Demographic transition is an economic theoretical framework that shows the relationship between economic, educational status and healthcare progress in a particular country (Shepard, 2010). The demographic transition phases as identified by demographic scholars are distinctly four. This paper will outline the four stages and describe the differences in living and environmental conditions that are evident in every stage.
Stages of the Demographic Transition Model
The first stage is characterized by a balance between the birth and death rates. This is thus a highly stationary stage of population growth. Population growth at this stage is very low. Death rates are very high as is the case with birth rates. Shepard (2010) notes that high death rate is as a result of poor healthcare facilities and services offered at this stage. Occasional occurrences of food insecurity, poor hygiene and sanitation further contribute to the overall high mortality rates at this stage. High fertility rates is caused by inaccessible family planning services, high infant and child mortality rates that make women sire more children as security against death and having many children are considered cheap source of labor for agricultural production (Galor, 2012).
The second phase is characterized by a decline in mortality rates, but fertility rates remain relatively higher. As a result of the differences in mortality and fertility rates, this phase registers a relative increase in population. The decline in death rates in this phase is as a result of better healthcare facilities. Galor (2012) observes that food insecurity and famine that contributed to high mortality rates initially are no longer a crisis. Infant mortality at this stage has also generally declined as a result of increasingly accessible medical services through infrastructural development. However, the fertility rates remain high as family planning services are still not very accessible and some religious and economic perceptions about family size remain unaltered (Shepard, 2010).
The third phase of demographic transition model shows the onset of decline in birth rates as death rates continue to fall. On average the population is still growing, albeit marginally. The crude birth rates decline since family planning services are becoming increasingly accessible, child and infant mortality rates have also declined. Teller & Haielemariam (2011) cited that the standard of living also increases at this stage even as women become more economically empowered and independent. Increased urbanization also eradicates the traditional perceptions and attitudes attached to the number of children in a household (Galor, 2012). The death rates also continue to decline as medical services are improved and food security becomes the focus of the states at this stage. Public health and sanitation is given priority and thus mortality rates decline due to improved medical and health services.
Phase four of the demographic transition model is also called the low fluctuating stage. During this stage both the death and birth rates remain low since death and birth rates are equal or only have marginal differences. There are better medical and health services and accessibility of the health facilities and services is possible thus reducing mortality rates. Technology has greatly enhanced the quality and quantity of food produced in the countries. Women access education and actively use family planning services and methods available (Shepard, 2010).
Comparing the Living and Environmental Conditions in the Developed and Developing Countries
Developed countries have better health services and facilities as compared to the developing countries. Besides, the infrastructural networks of the developed countries have improved the living conditions of the countries. This enhances supply of clean water that further contributes to improved hygiene and public sanitation in the developed countries as opposed to the developing countries (Shepard, 2010). The mortality rates in the developed countries in phase four are thus lower than the mortality rates in the developing countries.

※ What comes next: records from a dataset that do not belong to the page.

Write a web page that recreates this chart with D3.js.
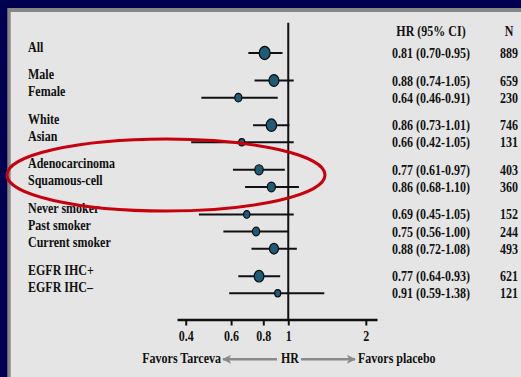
<!DOCTYPE html>
<html>
<head>
<meta charset="utf-8">
<script src="https://cdn.jsdelivr.net/npm/d3@7"></script>
<style>
  html, body { margin: 0; padding: 0; background: #000050; }
  svg { display: block; }
  text { font-family: "Liberation Serif", "Times New Roman", serif; font-weight: bold; fill: #111; }
</style>
</head>
<body>
<svg id="chart" width="521" height="377"></svg>
<script>
// Subgroup forest plot: hazard ratio (95% CI) for Tarceva vs placebo
const subgroups = ["All", "Male", "Female", "White", "Asian", "Adenocarcinoma", "Squamous-cell",
                   "Never smoker", "Past smoker", "Current smoker", "EGFR IHC+", "EGFR IHC\u2013"];
const groupOf   = [0, 1, 1, 2, 2, 3, 3, 4, 4, 4, 5, 5];
const hr        = [0.81, 0.88, 0.64, 0.86, 0.66, 0.77, 0.86, 0.69, 0.75, 0.88, 0.77, 0.91];
const ciLow     = [0.70, 0.74, 0.46, 0.73, 0.42, 0.61, 0.68, 0.45, 0.56, 0.72, 0.64, 0.59];
const ciHigh    = [0.95, 1.05, 0.91, 1.01, 1.05, 0.97, 1.10, 1.05, 1.00, 1.08, 0.93, 1.38];
const nPatients = [889, 659, 230, 746, 131, 403, 360, 152, 244, 493, 621, 121];
const tickValues = [0.4, 0.6, 0.8, 1, 2];
const hrDomain = [0.37, 2.21];

const W = 521, H = 377;
const svg = d3.select("#chart");

// Slide frame: navy edge, grey bevel, light panel
svg.append("rect").attr("x", 0).attr("y", 0).attr("width", W).attr("height", H).attr("fill", "#000050");
svg.append("rect").attr("x", 7.3).attr("y", 8).attr("width", W).attr("height", H).attr("fill", "#868686");
svg.append("rect").attr("x", 10.7).attr("y", 12).attr("width", W).attr("height", H).attr("fill", "#e5e5e5");

const gapUnits = 0.608;
const slot = (i) => i + groupOf[i] * gapUnits;
const y = d3.scaleLinear()
  .domain([0, slot(subgroups.length - 1)])
  .range([53, 293.3]);

const x = d3.scaleLog().domain(hrDomain).range([177, 377]);
const r = d3.scaleSqrt().domain([121, 889]).range([3, 5.5]);

const axisY = 319.5;

// Line of no effect at HR = 1
svg.append("line")
  .attr("x1", x(1)).attr("x2", x(1))
  .attr("y1", 22.7).attr("y2", axisY)
  .attr("stroke", "#111").attr("stroke-width", 2);

// Axis
const axis = d3.axisBottom(x)
  .tickValues(tickValues)
  .tickFormat(d => String(d))
  .tickSize(6)
  .tickSizeOuter(0);
const gAxis = svg.append("g").attr("transform", `translate(0,${axisY})`).call(axis);
gAxis.select(".domain").attr("stroke", "#111").attr("stroke-width", 2.5);
gAxis.selectAll(".tick line").attr("stroke", "#111").attr("stroke-width", 2);
gAxis.selectAll(".tick text")
  .attr("y", 21.5).attr("dy", 0)
  .attr("font-family", "Liberation Serif, serif")
  .attr("font-weight", "bold").attr("font-size", 12).attr("fill", "#111");

const idx = d3.range(subgroups.length);

// Confidence intervals
svg.append("g").selectAll("line").data(idx).join("line")
  .attr("x1", i => x(ciLow[i])).attr("x2", i => x(ciHigh[i]))
  .attr("y1", i => y(slot(i))).attr("y2", i => y(slot(i)))
  .attr("stroke", "#111").attr("stroke-width", 2);

// Point estimates sized by number of patients
svg.append("g").selectAll("ellipse").data(idx).join("ellipse")
  .attr("cx", i => x(hr[i])).attr("cy", i => y(slot(i)))
  .attr("rx", i => r(nPatients[i])).attr("ry", i => r(nPatients[i]) * 1.2)
  .attr("fill", "#1d5b78").attr("stroke", "#0a0a0a").attr("stroke-width", 1.2);

// Subgroup labels
svg.append("g").selectAll("text").data(idx).join("text")
  .attr("x", 28).attr("y", i => y(slot(i)) - 1.5)
  .attr("font-size", 12)
  .text(i => subgroups[i]);

// HR (95% CI) and N columns
const fmt = d3.format(".2f");
svg.append("text").attr("x", 431).attr("y", 36).attr("text-anchor", "middle")
  .attr("font-size", 12).text("HR (95% CI)");
svg.append("text").attr("x", 509).attr("y", 36).attr("text-anchor", "middle")
  .attr("font-size", 12).text("N");
svg.append("g").selectAll("text").data(idx).join("text")
  .attr("x", 431).attr("y", i => y(slot(i)) + 5).attr("text-anchor", "middle")
  .attr("font-size", 12)
  .text(i => `${fmt(hr[i])} (${fmt(ciLow[i])}-${fmt(ciHigh[i])})`);
svg.append("g").selectAll("text").data(idx).join("text")
  .attr("x", 509).attr("y", i => y(slot(i)) + 5).attr("text-anchor", "middle")
  .attr("font-size", 12)
  .text(i => nPatients[i]);

// Direction legend under the axis
const defs = svg.append("defs");
defs.append("marker").attr("id", "head")
  .attr("viewBox", "0 0 10 10").attr("refX", 9).attr("refY", 5)
  .attr("markerWidth", 9).attr("markerHeight", 9)
  .attr("markerUnits", "userSpaceOnUse").attr("orient", "auto")
  .append("path").attr("d", "M0,0 L10,5 L0,10 L2.5,5 Z").attr("fill", "#8a8a8a");

const legY = 359.3;
svg.append("text").attr("x", 221).attr("y", 363).attr("text-anchor", "end")
  .attr("font-size", 12).text("Favors Tarceva");
svg.append("line").attr("x1", 277).attr("x2", 223).attr("y1", legY).attr("y2", legY)
  .attr("stroke", "#8a8a8a").attr("stroke-width", 2.4).attr("marker-end", "url(#head)");
svg.append("text").attr("x", 281).attr("y", 363).attr("font-size", 12).text("HR");
svg.append("line").attr("x1", 301).attr("x2", 355).attr("y1", legY).attr("y2", legY)
  .attr("stroke", "#8a8a8a").attr("stroke-width", 2.4).attr("marker-end", "url(#head)");
svg.append("text").attr("x", 358).attr("y", 363).attr("font-size", 12).text("Favors placebo");

// Hand-drawn highlight around the histology subgroups
svg.append("ellipse")
  .attr("cx", 166).attr("cy", 175).attr("rx", 159).attr("ry", 36)
  .attr("fill", "none").attr("stroke", "#c8000c").attr("stroke-width", 3);

// Slightly taller lettering, as on the slide
svg.selectAll("text").each(function () {
  const t = d3.select(this);
  const tx = +t.attr("x") || 0, ty = +t.attr("y") || 0;
  t.attr("x", 0).attr("y", 0)
   .attr("transform", `translate(${tx},${ty}) scale(1,1.15)`);
});
</script>
</body>
</html>
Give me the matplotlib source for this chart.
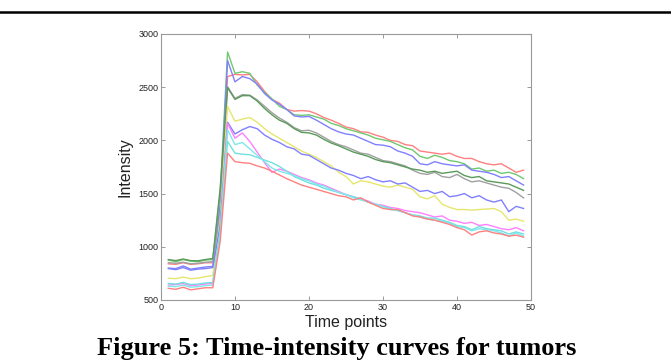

The developed countries have heavily invested in science and technology. As a result they have modern methods of food production and storage that enables them to address the problem of food shortage. As a result, the populations in the developing countries still die of high levels of food insecurity and other diseases that are preventable and treatable such as malaria, cholera and malnutrition (Sharma, 1997). The literacy levels are also very high in the developed countries in phase four of demographic transition. Modernization, science and technology have promoted the use family planning methods. The fertility rates are thus very low as opposed to the developing countries.
Recommended Programs for the Progression of Developing Countries to Stage Four
The developing countries must focus on improving medical and health services. This initiative must begin with establishment of healthcare facilities, supplying the relevant modern medical accessories and ensuring the facilities are staffed with professionals (Sharma, 1997). The healthcare services provided should be made accessible through effective infrastructural development but also made very affordable to the population. This will effectively lower the high mortality rates in the developing countries that are partly caused by poor medical and healthcare facilities and services.
Education and awareness creation for women and the entire population in the developing countries will enhance its progression. This will increase the literacy levels in these countries that remain largely low (Sharma, 1997). With improved awareness and education, women will be empowered and will be independent thus having control over the family sizes they want to have. It is this that will ensure that the family planning methods are introduced and positively embraced by women exposed to the risk of conception. The family planning methods introduced at this stage will thus be very effective in lowering the birth/fertility rates in the developing countries.
Various countries are at different stages of the demographic transition. This is because of the differences in accessibility of healthcare services, infrastructural development and public sanitation and hygiene. The countries in the post-industrial stage thus have very low fertility and mortality rates. The developing countries can therefore progress towards the fourth stage of the demographic transition through investment in the programs that directly or indirectly determine population sizes.